There are 4 comments at the moment, we would love to hear your opinion too.

  1. banning cold calling will not stop the scams at all, all it will do is put legitimate businesses that are doing great work for clients out of business.
    stop the scams from being administered which i dont think is that hard to do.
    maybe charge people fro the fraud they are committing and not just banning them from giving financial advice.

  2. i think its time money marketing did a article on the benefits of calling consumers about pensions rather than this one sided, brand anyone who calls on pensions as a scam company.
    1-10 transfers is a scam, what about the other 9, where did these transfers initially come from, as i reckon quite a few would of originated from a so called cold call

  3. @ James – I’d question the validity of any cold call – where has the data come from to call that person and are the callers checking TPS etc etc.

    Should people sat at home really be cold called about their financial arrangements???? I’d suggest that cold calls are mostly not in the clients best interest – in fact, all cold calls about pensions I’ve every received were scams. The evidence being:

    Call 1. was offering to give me a 15% ‘kick back’ of cash from my pension
    Call 2. the opening line was ‘is it fair to say you’d be happy with a guaranteed 8% per annum return on your pension’
    Call 3. “hello, I’m ringing from the Governments pension review team”

    Incidentally I’m registered with the TPS!

    These reflect the fact that not only is top down regulation is needed but also a bottom up awareness campaign.
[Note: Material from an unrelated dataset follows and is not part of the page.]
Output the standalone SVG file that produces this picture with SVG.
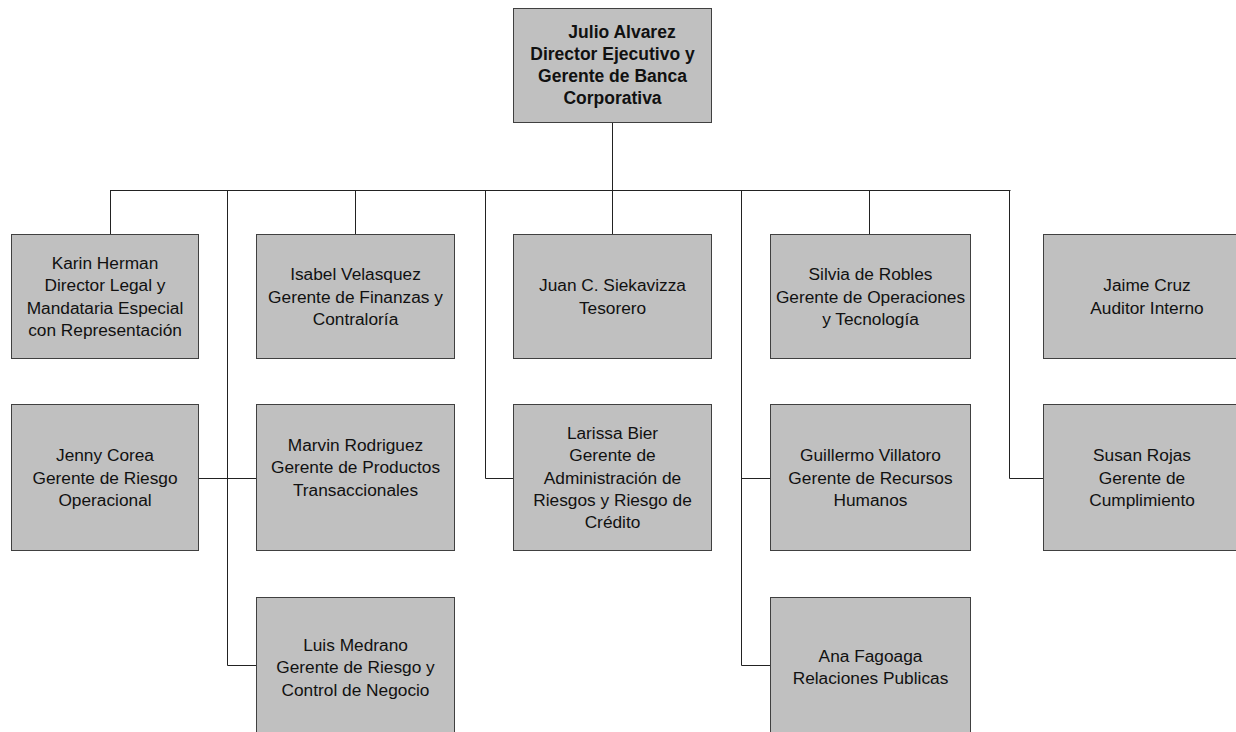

Consumers don’t understand the regulatory protection regulated advice and regulated products give them – leaving them oblivious to the risks of transferring their pension to a non-regulated investment by a non regulated sales person.

    • Well we have obviously never called you then.
      All data is tps checked. We never say any of the above but offer a good genuine service to people who generally would not seek advice. But do still need advice.
      Most of our customers had told us that if we never called them. They would never have looked into there pension and would of stayed in there under performing pensions.

      We have over 1000 happy clients that have been generated by so called cold calls who are in a much better place now then they would have been.
      Now being looked after as they should.